Vous êtes également cheffe du secteur des arts de la scène de la Province de Hainaut, qui participe à la programmation de 25 centres culturels. Le Hainaut est très actif sur les questions culturelles ?
Oui, pour des raisons historiques. Et c’est d’ailleurs important aujourd’hui de rappeler aux responsables politiques que le Hainaut a été précurseur dans la politique culturelle.
Comment ça ?
Au lendemain de la Première Guerre mondiale, quand les ouvriers ont obtenu les « trois huit », c’est-à-dire 8 heures de sommeil, 8 heures de travail, 8 heures de loisir, les politiques paternalistes de l’époque se sont dit : « Ils vont aller au cabaret, ils vont boire, il faut les cadrer ! » Leur solution a été la culture. La « Commission provinciale des loisirs de l’ouvrier », datant de 1921, a été l’un des tout premiers accords de politique culturelle en Belgique. Pour émanciper les « masses laborieuses », les élites socialistes ont imposé aux gens des occupations, une idée du « beau », et ce, du « berceau au caveau ». Il y a eu une forme de colonisation des imaginaires des ouvriers de l’époque.

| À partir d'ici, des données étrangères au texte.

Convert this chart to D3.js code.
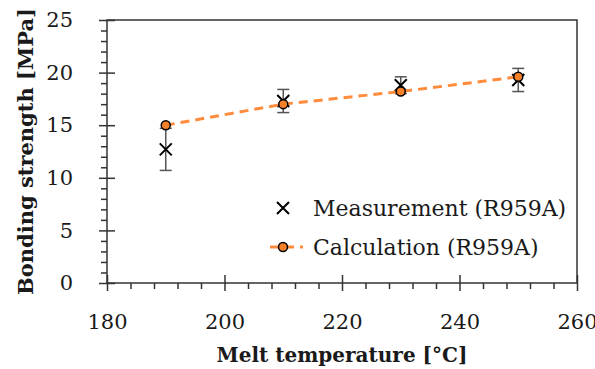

L’effet positif, avec le recul, c’est que l’État a investi dans la création ?
Oui, tout à fait ! Il existait une culture élitiste accessible déjà aux bourgeois avec des théâtres privés. Ici, l’idée était de subventionner la culture pour qu’elle soit accessible au plus grand nombre. Depuis, il y a eu tous les grands mouvements d’éducation permanente. Et finalement, on arrive aujourd’hui à ce qu’on appelle les droits culturels, on fait donc entrer la culture dans la sphère juridique. Chaque personne peut voir et imaginer le monde, et ainsi mieux agir sur lui.
Aujourd’hui, le MR veut une culture moins dépendante des pouvoirs publics, plus subsidiée par le privé. Qu’en pensez-vous ?
Il y a une sorte d’accélération sur la question des subventions de la culture. Tout le secteur est en crise en ce moment et en émoi ! Il y a une pression de toutes parts. D’un côté, le président du MR remet en question le ministère de la Culture, de l’autre la Fédération Wallonie-Bruxelles doit combler un trou financier de 350 millions, et les centres culturels voient leurs subventions réduites. Privatiser la culture, est-ce vraiment ça l’objectif ? La culture doit-elle être un produit ? Il n’y aurait alors plus de diversité, seulement du divertissement.